Getting Started with TypeScript

Getting started with TypeScript is straightforward. First, install the TypeScript compiler:

npm install -g typescript

Then, create a .ts file, write some TypeScript code, and compile it to JavaScript:

tsc myFile.ts

There are also many great learning resources:

• The official TypeScript Handbook
• TypeScript Deep Dive
• Exercism‘s TypeScript Track

Conclusion

TypeScript brings the power of static typing and other advanced features to JavaScript, helping developers write more correct, maintainable, and scalable code. By catching errors early, expressing clear contracts, and enabling confident refactoring, TypeScript has become an invaluable tool for JavaScript developers.
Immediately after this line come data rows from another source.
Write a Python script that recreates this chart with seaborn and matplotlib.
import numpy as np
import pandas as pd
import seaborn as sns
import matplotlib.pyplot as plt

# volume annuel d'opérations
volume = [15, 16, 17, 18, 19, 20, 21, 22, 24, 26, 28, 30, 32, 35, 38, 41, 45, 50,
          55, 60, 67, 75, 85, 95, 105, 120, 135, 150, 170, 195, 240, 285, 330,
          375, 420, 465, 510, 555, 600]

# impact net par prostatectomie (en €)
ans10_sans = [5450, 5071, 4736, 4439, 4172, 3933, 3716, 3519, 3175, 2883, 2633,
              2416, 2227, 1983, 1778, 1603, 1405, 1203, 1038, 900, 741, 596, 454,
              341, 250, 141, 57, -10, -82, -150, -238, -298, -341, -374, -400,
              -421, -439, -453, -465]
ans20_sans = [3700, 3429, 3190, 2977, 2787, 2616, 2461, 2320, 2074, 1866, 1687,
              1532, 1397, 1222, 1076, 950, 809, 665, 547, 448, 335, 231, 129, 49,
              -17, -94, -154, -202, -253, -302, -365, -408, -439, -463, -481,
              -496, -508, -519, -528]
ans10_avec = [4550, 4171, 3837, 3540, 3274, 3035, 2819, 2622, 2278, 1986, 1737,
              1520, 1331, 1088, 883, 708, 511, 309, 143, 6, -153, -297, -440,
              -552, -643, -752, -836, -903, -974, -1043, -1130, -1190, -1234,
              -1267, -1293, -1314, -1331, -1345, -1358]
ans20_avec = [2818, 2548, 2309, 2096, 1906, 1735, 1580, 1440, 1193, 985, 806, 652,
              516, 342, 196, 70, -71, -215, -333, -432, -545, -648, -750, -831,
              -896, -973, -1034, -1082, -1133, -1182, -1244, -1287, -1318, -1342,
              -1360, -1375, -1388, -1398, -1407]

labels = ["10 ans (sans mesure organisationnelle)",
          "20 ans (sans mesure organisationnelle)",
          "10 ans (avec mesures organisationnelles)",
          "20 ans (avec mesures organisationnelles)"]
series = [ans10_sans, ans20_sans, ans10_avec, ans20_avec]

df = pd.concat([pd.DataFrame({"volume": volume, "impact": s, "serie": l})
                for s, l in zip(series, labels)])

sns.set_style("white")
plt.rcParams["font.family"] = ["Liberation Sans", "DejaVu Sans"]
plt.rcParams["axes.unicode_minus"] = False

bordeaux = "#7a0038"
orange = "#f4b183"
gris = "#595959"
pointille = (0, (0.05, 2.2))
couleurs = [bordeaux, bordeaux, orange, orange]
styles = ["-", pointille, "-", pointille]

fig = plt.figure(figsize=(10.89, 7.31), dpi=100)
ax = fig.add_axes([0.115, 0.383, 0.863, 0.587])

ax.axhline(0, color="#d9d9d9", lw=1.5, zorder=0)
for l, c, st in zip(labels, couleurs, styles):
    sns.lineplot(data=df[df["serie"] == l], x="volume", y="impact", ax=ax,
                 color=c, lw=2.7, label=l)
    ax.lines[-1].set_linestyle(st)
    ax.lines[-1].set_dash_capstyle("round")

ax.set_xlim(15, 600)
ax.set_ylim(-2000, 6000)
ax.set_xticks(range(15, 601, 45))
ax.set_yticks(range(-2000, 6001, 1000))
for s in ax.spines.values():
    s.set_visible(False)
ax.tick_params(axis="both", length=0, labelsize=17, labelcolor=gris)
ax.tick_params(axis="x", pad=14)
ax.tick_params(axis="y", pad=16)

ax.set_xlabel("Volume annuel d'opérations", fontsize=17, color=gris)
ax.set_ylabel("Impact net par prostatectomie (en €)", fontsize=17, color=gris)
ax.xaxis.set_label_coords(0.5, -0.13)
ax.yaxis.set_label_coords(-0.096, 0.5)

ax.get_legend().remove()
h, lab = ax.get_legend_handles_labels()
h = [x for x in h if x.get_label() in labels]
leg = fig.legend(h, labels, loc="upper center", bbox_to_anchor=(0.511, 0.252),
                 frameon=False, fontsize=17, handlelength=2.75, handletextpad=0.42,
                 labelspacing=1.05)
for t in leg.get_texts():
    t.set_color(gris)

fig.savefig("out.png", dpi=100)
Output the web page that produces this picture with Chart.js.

Whether you‘re working on a small project or a large enterprise application, on the frontend or the backend, TypeScript can help you write better code. Its gradual adoptability and strong tooling and framework support make it accessible for developers and teams of all sizes.

If you‘re not using TypeScript yet, now is a great time to start. The benefits are clear, and the community and tooling are stronger than ever. Give TypeScript a try in your next project – you might be surprised at how much it improves your development experience.